# [Source code of charts]
━━━

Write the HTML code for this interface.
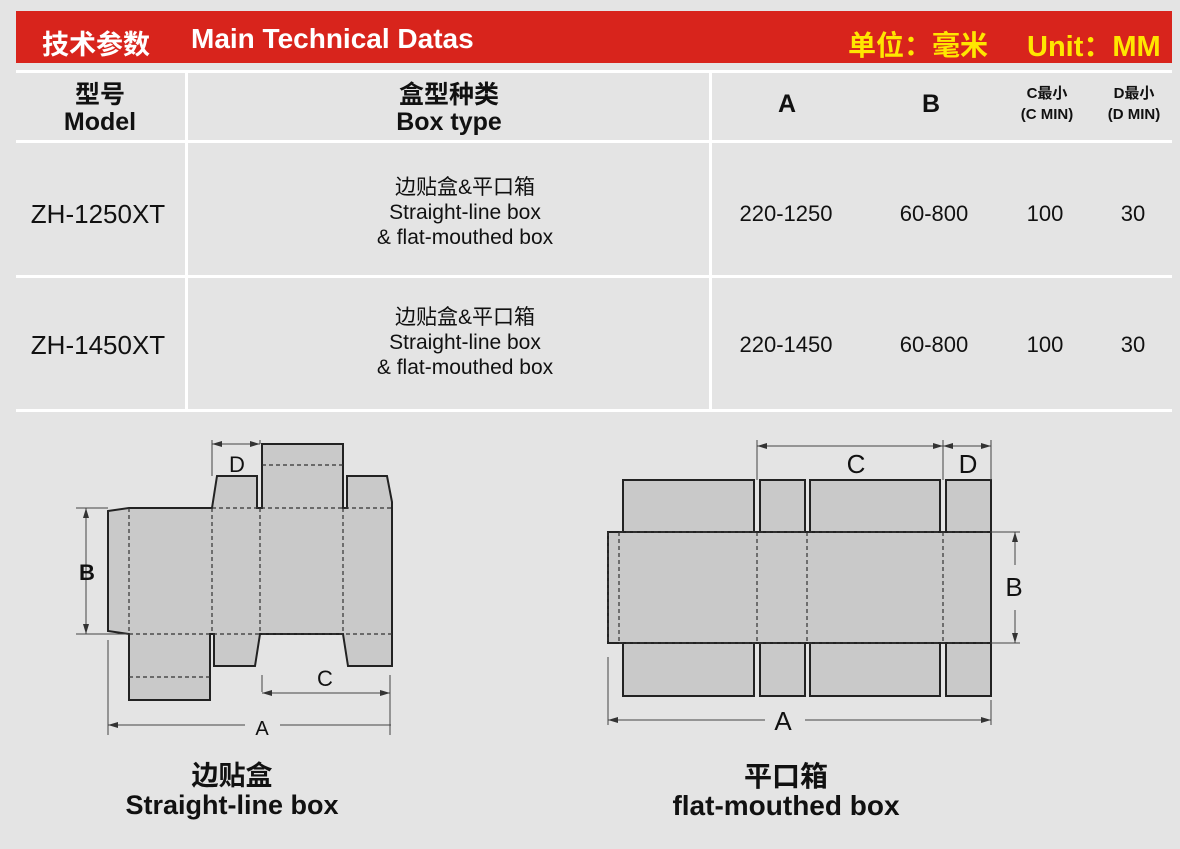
<!DOCTYPE html>
<html><head><meta charset="utf-8"><style>
body{margin:0;width:1180px;height:849px;background:#e4e4e4;position:relative;overflow:hidden;font-family:"Liberation Sans","Noto Sans CJK SC",sans-serif;color:#111}
.a{position:absolute;white-space:nowrap}
.c{transform:translateX(-50%);text-align:center}
.bar{position:absolute;left:16px;top:11px;width:1156px;height:52px;background:#d8241c}
.hl{position:absolute;left:16px;width:1156px;height:3px;background:#fff}
.vl{position:absolute;width:3px;background:#fff;top:71px;height:339px}
.h{font-weight:bold;font-size:25px;line-height:27px}
.s{font-weight:bold;font-size:15px;line-height:21px}
.m{font-size:26px}
.t{font-size:21px;line-height:25px}
.v{font-size:22px}
</style></head><body>
<div class="bar"></div>
<div class="a" style="left:42px;top:23px;color:#fff;font-weight:bold;font-size:27px">技术参数</div>
<div class="a" style="left:191px;top:23px;color:#fff;font-weight:bold;font-size:28px">Main Technical Datas</div>
<div class="a" style="left:848px;top:24px;color:#ffe600;font-weight:bold;font-size:28px">单位：毫米</div>
<div class="a" style="left:1027px;top:23px;color:#ffe600;font-weight:bold;font-size:29px">Unit：MM</div>
<div class="hl" style="top:70px"></div>
<div class="hl" style="top:140px"></div>
<div class="hl" style="top:275px"></div>
<div class="hl" style="top:409px"></div>
<div class="vl" style="left:185px"></div>
<div class="vl" style="left:709px"></div>
<div class="a c h" style="left:100px;top:82px">型号<br>Model</div>
<div class="a c h" style="left:449px;top:82px">盒型种类<br>Box type</div>
<div class="a c h" style="left:787px;top:91px">A</div>
<div class="a c h" style="left:931px;top:91px">B</div>
<div class="a c s" style="left:1047px;top:83px">C最小<br>(C MIN)</div>
<div class="a c s" style="left:1134px;top:83px">D最小<br>(D MIN)</div>
<div class="a c m" style="left:98px;top:199px">ZH-1250XT</div>
<div class="a c t" style="left:465px;top:175px">边贴盒&amp;平口箱<br>Straight-line box<br>&amp; flat-mouthed box</div>
<div class="a c v" style="left:786px;top:201px">220-1250</div>
<div class="a c v" style="left:934px;top:201px">60-800</div>
<div class="a c v" style="left:1045px;top:201px">100</div>
<div class="a c v" style="left:1133px;top:201px">30</div>
<div class="a c m" style="left:98px;top:330px">ZH-1450XT</div>
<div class="a c t" style="left:465px;top:305px">边贴盒&amp;平口箱<br>Straight-line box<br>&amp; flat-mouthed box</div>
<div class="a c v" style="left:786px;top:332px">220-1450</div>
<div class="a c v" style="left:934px;top:332px">60-800</div>
<div class="a c v" style="left:1045px;top:332px">100</div>
<div class="a c v" style="left:1133px;top:332px">30</div>

<svg class="a" style="left:0;top:0" width="1180" height="849">
<defs><marker id="ar" viewBox="0 0 10 6" refX="10" refY="3" markerWidth="10" markerHeight="6" orient="auto-start-reverse"><path d="M0,0L10,3L0,6z" fill="#333"/></marker></defs>
<g fill="#c9c9c9" stroke="#222" stroke-width="2">
<path d="M108,511 L129,508 L212,508 L217,476 L257,476 L257,508 L262,508 L262,444 L343,444 L343,508 L347,508 L347,476 L387,476 L392,502 L392,666 L348,666 L343,634 L260,634 L255,666 L214,666 L214,634 L210,634 L210,700 L129,700 L129,634 L108,631 Z"/>
<rect x="623" y="480" width="131" height="52"/><rect x="760" y="480" width="45" height="52"/><rect x="810" y="480" width="130" height="52"/><rect x="946" y="480" width="45" height="52"/>
<rect x="608" y="532" width="383" height="111"/>
<rect x="623" y="643" width="131" height="53"/><rect x="760" y="643" width="45" height="53"/><rect x="810" y="643" width="130" height="53"/><rect x="946" y="643" width="45" height="53"/>
</g>
<rect x="609" y="533" width="381" height="109" fill="#c9c9c9"/>
<g stroke="#333" stroke-width="1.2" stroke-dasharray="4,3" fill="none">
<path d="M129,508V634M212,508V634M260,508V634M343,508V634M129,634H392M212,508H392M262,465H343M129,677H210"/>
<path d="M619,532H991M619,643H991M619,532V643M757,532V643M807,532V643M943,532V643"/>
<path d="M608,532V643"/>
</g>
<g stroke="#444" stroke-width="1" fill="none">
<path d="M212,440V476M260,440V444M76,508H108M76,634H128M262,675V692M390,675V735M108,640V735"/>
<path d="M212,444H260" marker-start="url(#ar)" marker-end="url(#ar)"/>
<path d="M86,508V634" marker-start="url(#ar)" marker-end="url(#ar)"/>
<path d="M262,693H390" marker-start="url(#ar)" marker-end="url(#ar)"/>
<path d="M108,725H245M280,725H391" />
<path d="M108,725h14M391,725h-14" marker-start="url(#ar)"/>
<path d="M757,440V480M943,440V480M991,440V480M991,532H1020M991,643H1020M608,657V725M991,700V725"/>
<path d="M757,446H943" marker-start="url(#ar)" marker-end="url(#ar)"/>
<path d="M943,446H991" marker-start="url(#ar)" marker-end="url(#ar)"/>
<path d="M1015,532V565M1015,610V643"/>
<path d="M1015,565V532" marker-end="url(#ar)"/><path d="M1015,610V643" marker-end="url(#ar)"/>
<path d="M608,720H765M805,720H991"/>
<path d="M625,720H608" marker-end="url(#ar)"/><path d="M975,720H991" marker-end="url(#ar)"/>
</g>
<g font-family="Liberation Sans,sans-serif" font-size="22" fill="#111" text-anchor="middle">
<text x="237" y="472">D</text><text x="87" y="580" font-weight="bold">B</text><text x="325" y="686">C</text><text x="262" y="735" font-size="20">A</text>
<text x="856" y="473" font-size="26">C</text><text x="968" y="473" font-size="26">D</text><text x="1014" y="596" font-size="26">B</text><text x="783" y="730" font-size="26">A</text>
</g>
</svg>
<div class="a c" style="left:232px;top:762px;font-size:27px;font-weight:bold;line-height:29px">边贴盒<br>Straight-line box</div>
<div class="a c" style="left:786px;top:762px;font-size:28px;font-weight:bold;line-height:29px">平口箱<br>flat-mouthed box</div>
</body></html>
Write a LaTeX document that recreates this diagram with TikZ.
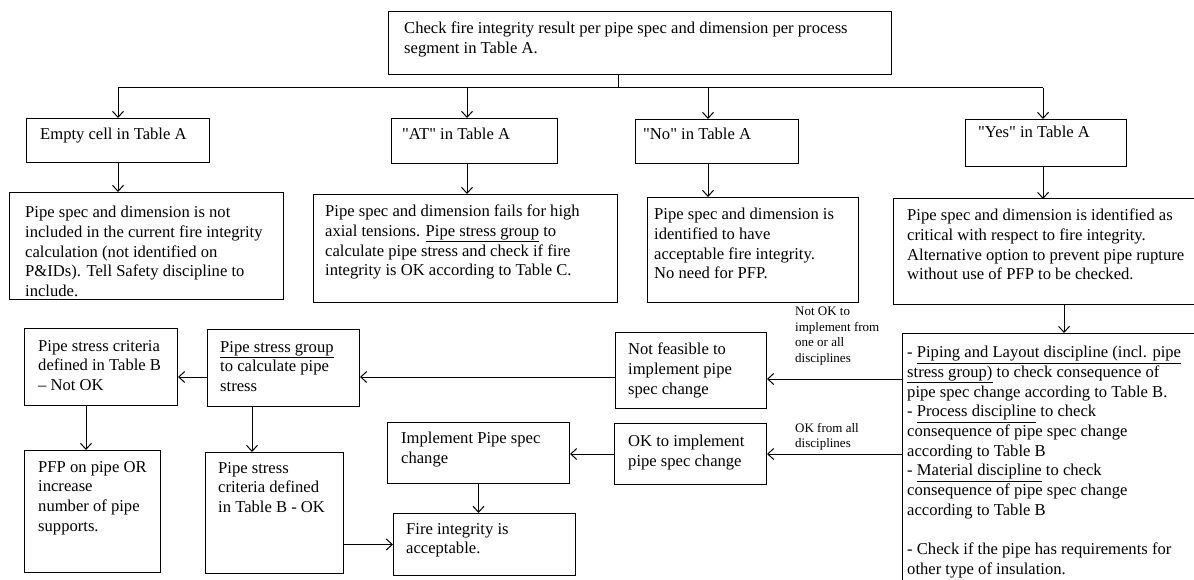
\documentclass[tikz,border=0pt]{standalone}
\usepackage{fontspec}
\setmainfont{Liberation Serif}
\usetikzlibrary{arrows.meta}
\newcommand\fmain{\fontsize{16.6}{19.7}\selectfont}
\newcommand\fsmall{\fontsize{13}{15.5}\selectfont}
\newcommand\qq{\textquotedbl}
\begin{document}
\begin{tikzpicture}[x=1pt,y=-1pt,
  box/.style={draw, line width=1pt, inner sep=0pt, anchor=north west},
  openbox/.style={inner sep=0pt, anchor=north west},
  txt/.style={anchor=north west, inner sep=0pt, align=left, font=\fmain},
  lbl/.style={anchor=north west, inner sep=0pt, align=left, font=\fsmall},
  arr/.style={line width=1pt, -{Straight Barb[length=6pt,width=11pt,line width=1pt]}},
  ln/.style={line width=1pt}]
\fill[white] (0,0) rectangle (1194,580);
\useasboundingbox (0,0) rectangle (1194,580);

% boxes
\node[box, minimum width=503pt, minimum height=63pt] (top) at (388,11) {};
\node[txt] (topt) at ([shift={(16,11)}]top.north west) {Check fire integrity result per pipe spec and dimension per process\\segment in Table A.};

\node[box, minimum width=183pt, minimum height=44pt] (empty) at (26,118) {};
\node[txt] (emptyt) at ([shift={(14,10)}]empty.north west) {Empty cell in Table A};

\node[box, minimum width=166pt, minimum height=45pt] (at) at (391,118) {};
\node[txt] (att) at ([shift={(11,10)}]at.north west) {\qq AT\qq{} in Table A};

\node[box, minimum width=163pt, minimum height=44pt] (no) at (635,119) {};
\node[txt] (not) at ([shift={(8,9)}]no.north west) {\qq No\qq{} in Table A};

\node[box, minimum width=161pt, minimum height=47pt] (yes) at (965,119) {};
\node[txt] (yest) at ([shift={(13,7)}]yes.north west) {\qq Yes\qq{} in Table A};

\node[box, minimum width=274pt, minimum height=107pt] (emptyres) at (9,192) {};
\node[txt] (emptyrest) at ([shift={(16,14)}]emptyres.north west) {Pipe spec and dimension is not\\included in the current fire integrity\\calculation (not identified on\\P\&IDs). Tell Safety discipline to\\include.};

\node[box, minimum width=304pt, minimum height=108pt] (atres) at (313,194) {};
\node[txt] (atrest) at ([shift={(12,11)}]atres.north west) {Pipe spec and dimension fails for high\\axial tensions. \underline{Pipe stress group} to\\calculate pipe stress and check if fire\\integrity is OK according to Table C.};

\node[box, minimum width=211pt, minimum height=105pt] (nores) at (647,197) {};
\node[txt] (norest) at ([shift={(7,11)}]nores.north west) {Pipe spec and dimension is\\identified to have\\acceptable fire integrity.\\No need for PFP.};

\node[openbox, minimum width=301pt, minimum height=105pt] (crit) at (893,199) {};
\draw[ln] (crit.north east) -- (crit.north west) -- (crit.south west) -- (crit.south east);
\node[txt] (critt) at ([shift={(14,10)}]crit.north west) {Pipe spec and dimension is identified as\\critical with respect to fire integrity.\\Alternative option to prevent pipe rupture\\without use of PFP to be checked.};

\node[box, minimum width=153pt, minimum height=77pt] (notok) at (24,328) {};
\node[txt] (notokt) at ([shift={(14,12)}]notok.north west) {Pipe stress criteria\\defined in Table B\\– Not OK};

\node[box, minimum width=152pt, minimum height=77pt] (group) at (207,329) {};
\node[txt] (groupt) at ([shift={(13,12)}]group.north west) {\underline{Pipe stress group}\\to calculate pipe\\stress};

\node[box, minimum width=151pt, minimum height=76pt] (notfeas) at (615,332) {};
\node[txt] (notfeast) at ([shift={(13,11)}]notfeas.north west) {Not feasible to\\implement pipe\\spec change};

\node[openbox, minimum width=292pt, minimum height=247pt] (disc) at (902,333) {};
\draw[ln] (disc.north east) -- (disc.north west) -- (disc.south west);
\node[txt] (disct) at ([shift={(5,13)}]disc.north west) {- \underline{Piping and Layout discipline (incl. pipe}\\\underline{stress group)} to check consequence of\\pipe spec change according to Table B.\\- \underline{Process discipline} to check\\consequence of pipe spec change\\according to Table B\\- \underline{Material discipline} to check\\consequence of pipe spec change\\according to Table B\\[19.7pt]- Check if the pipe has requirements for\\other type of insulation.};

\node[box, minimum width=152pt, minimum height=61pt] (ok) at (614,423) {};
\node[txt] (okt) at ([shift={(14,12)}]ok.north west) {OK to implement\\pipe spec change};

\node[box, minimum width=182pt, minimum height=61pt] (impl) at (387,422) {};
\node[txt] (implt) at ([shift={(14,10)}]impl.north west) {Implement Pipe spec\\change};

\node[box, minimum width=182pt, minimum height=62pt] (fire) at (393,513) {};
\node[txt] (firet) at ([shift={(13,10)}]fire.north west) {Fire integrity is\\acceptable.};

\node[box, minimum width=136pt, minimum height=122pt] (pfp) at (24,450) {};
\node[txt] (pfpt) at ([shift={(14,11)}]pfp.north west) {PFP on pipe OR\\increase\\number of pipe\\supports.};

\node[box, minimum width=138pt, minimum height=121pt] (critok) at (205,452) {};
\node[txt] (critokt) at ([shift={(13,10)}]critok.north west) {Pipe stress\\criteria defined\\in Table B - OK};

% labels
\node[lbl] (lab1) at (795,307) {Not OK to\\implement from\\one or all\\disciplines};
\node[lbl] (lab2) at (795,423) {OK from all\\disciplines};

% connectors
\coordinate (bj) at (618,88);
\coordinate (a1) at (118,88);
\coordinate (a2) at (467,88);
\coordinate (a3) at (708,88);
\coordinate (a4) at (1043,88);
\draw[ln] (top.south -| bj) -- (bj);
\draw[ln] (a1) -- (a4);
\draw[arr] (a1) -- (a1 |- empty.north);
\draw[arr] (a2) -- (a2 |- at.north);
\draw[arr] (a3) -- (a3 |- no.north);
\draw[arr] (a4) -- (a4 |- yes.north);
\draw[arr] (empty.south -| a1) -- (a1 |- emptyres.north);
\draw[arr] (at.south -| a2) -- (a2 |- atres.north);
\draw[arr] (no.south -| a3) -- (a3 |- nores.north);
\draw[arr] (yes.south -| a4) -- (a4 |- crit.north);
\coordinate (a5) at (1064,0);
\draw[arr] (crit.south -| a5) -- (a5 |- disc.north);
\coordinate (r1) at (0,379);
\draw[arr] (disc.west |- r1) -- (notfeas.east |- r1);
\draw[arr] (disc.west |- ok) -- (ok.east);
\coordinate (r2) at (0,377);
\draw[arr] (notfeas.west |- r2) -- (group.east |- r2);
\draw[arr] (group.west |- r2) -- (notok.east |- r2);
\coordinate (c1) at (86,0);
\draw[arr] (notok.south -| c1) -- (c1 |- pfp.north);
\coordinate (c2) at (252,0);
\draw[arr] (group.south -| c2) -- (c2 |- critok.north);
\draw[arr] (critok.east |- fire) -- (fire.west);
\draw[arr] (ok.west) -- (ok.west -| impl.east);
\draw[arr] (impl.south) -- (impl.south |- fire.north);
\end{tikzpicture}
\end{document}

━━━

# [Task statement]
Identify and copy lines that hold the string "this".

# [Written solution]
Write the HTML code for this interface.
Write a LaTeX document that recreates this diagram with TikZ.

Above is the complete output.